Teachers in the borough of Hounslow have achieved amazing results over the last 10 or more years. Almost all our schools are good or outstanding, and value-added is positive in every school. That is in a borough where all schools and all classrooms contain children with additional needs of some kind—children who arrive not speaking English, children with disabilities and special educational needs, children who are homeless and keep having to move on or who are sofa surfing with their parents, and children with many other needs. Most of our schools suffer from severe aircraft noise from planes approaching Heathrow.

The overall savings proposed by the Department for Education for schools in my constituency by 2018-19—a combination of the national funding formula and the wider cost pressures that they face now—amount to £5.1 million. That is a 6.2% cut. The existing cost pressures include, as other Members have mentioned, inflation, the apprenticeship levy, pension and national insurance costs, the requirement for independent careers advice, and more children with special needs in our mainstream schools.

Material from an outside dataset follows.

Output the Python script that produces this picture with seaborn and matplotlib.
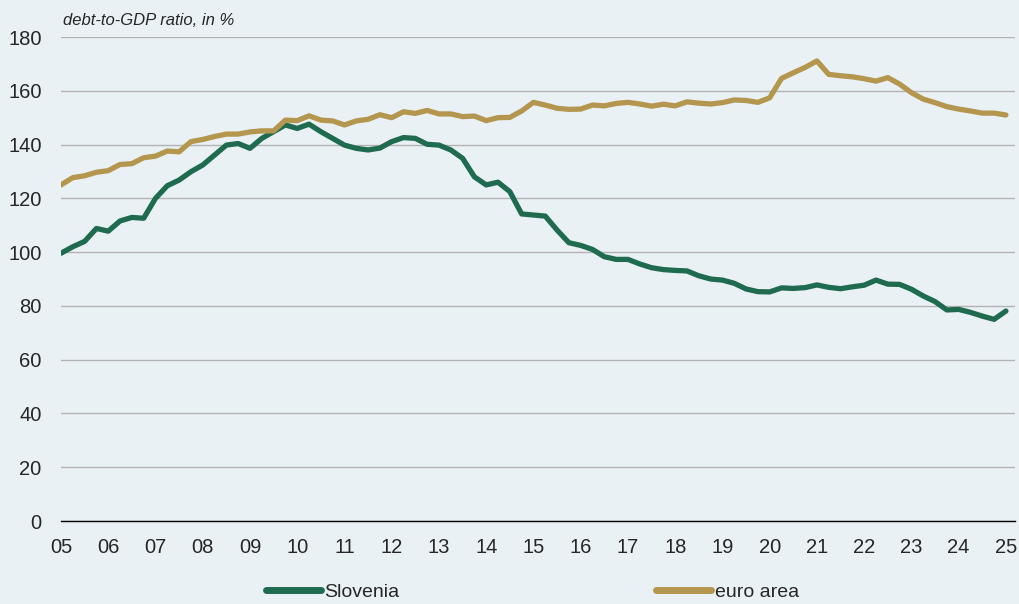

As in the Secretary of State’s constituency, the cost pressures that my heads face will mean, on the whole, fewer teachers and support staff, plus other cuts. We have established that each of our secondary schools will have to lose between nine and 18 teachers, and primary schools will have to have up to 11 fewer teachers. Fewer subjects will be taught at key stages 4 and 5, there will be fewer external visits and fewer specialists will come in to teach and enthuse children about future jobs and careers, staying safe or other specialist issues that we want our children to learn about and get their heads around. There will be less specialist and individual support for children who have additional needs, who do not speak English, who are very gifted or who have mental health problems and need counselling. Agency costs for supply teachers, as our headteachers face the recruitment and retention crisis that is affecting all subject areas, will add to the salary bill.

In classrooms where there are children who need additional attention, teachers and children will feel the impact of the cuts every day. More classes will be taught with only one adult—the class teacher—in the room. The lack of additional support is a cost for every child in the classroom, both those who have additional needs and those who do not. The cuts will mean that less is spent on repairing buildings, improving outdoor space or buying the equipment and materials that the curriculum requires.